The strategy that supports premium results
If you want to sell a Cape Marco condo for the strongest possible price, the path is usually not complicated. It is just specific.
You need to identify the real value drivers of your exact unit, prepare the residence so it feels turnkey, organize the building documents early, and launch with timing and media that match the caliber of the property. When those pieces come together, your condo is far better positioned to command serious attention.
If you are thinking about selling in Cape Marco and want a tailored strategy for your tower, line, views, and timing, Cathy Rogers offers discreet, high-touch guidance backed by deep Marco Island expertise and curated luxury marketing.
FAQs
What affects Cape Marco condo value the most?
- The biggest drivers are usually tower, line, floor height, exposure, view corridor, terrace usability, and overall presentation.

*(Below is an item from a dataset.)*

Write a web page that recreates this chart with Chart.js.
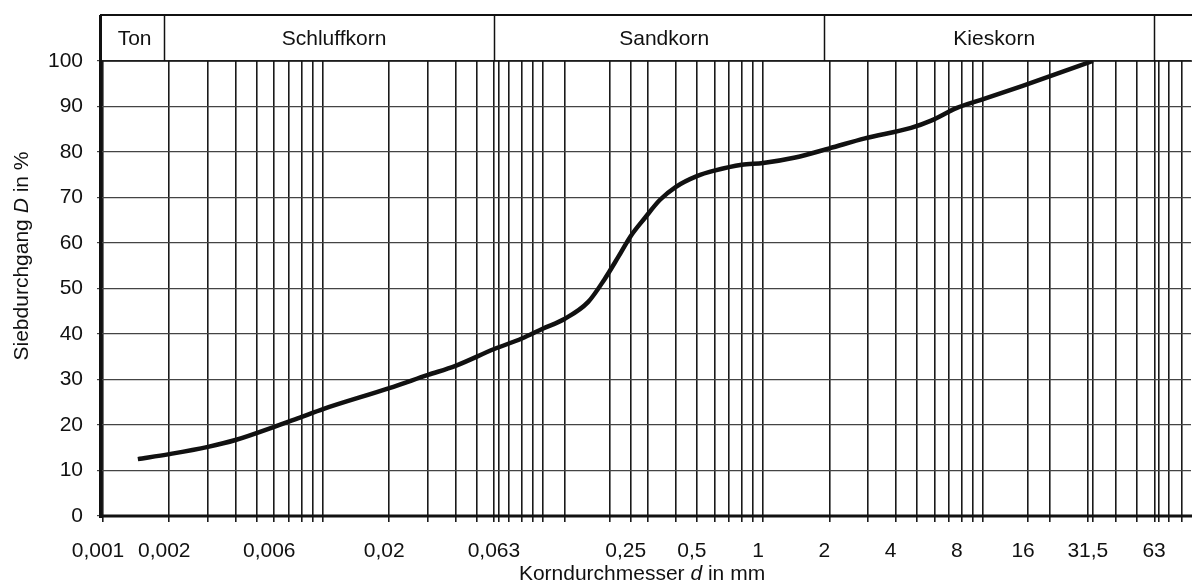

When is the best time to list a Cape Marco condo?
- Winter and early spring are often the strongest seasons for exposure because Collier County has a larger seasonal population and local brokerage activity is typically higher.
Can you sell a Cape Marco condo in the off-season?
- Yes, especially if the residence is scarce and well presented, but the listing usually needs polished media and a very clear value story.
What should sellers prepare before listing a Cape Marco condo?
- Focus on turnkey presentation, staging key rooms, organizing closets and storage, and gathering building and condominium documents before launch.
What condo documents matter when selling a Cape Marco residence?
- Buyers may ask for budgets, reserves, special assessment details, insurance information, structural inspection reports, reserve studies, and information about building work.
Should a Cape Marco condo sale be public or discreet?
- Either approach can work, depending on your privacy preferences, timing, and how rare your specific unit is within the building and current market.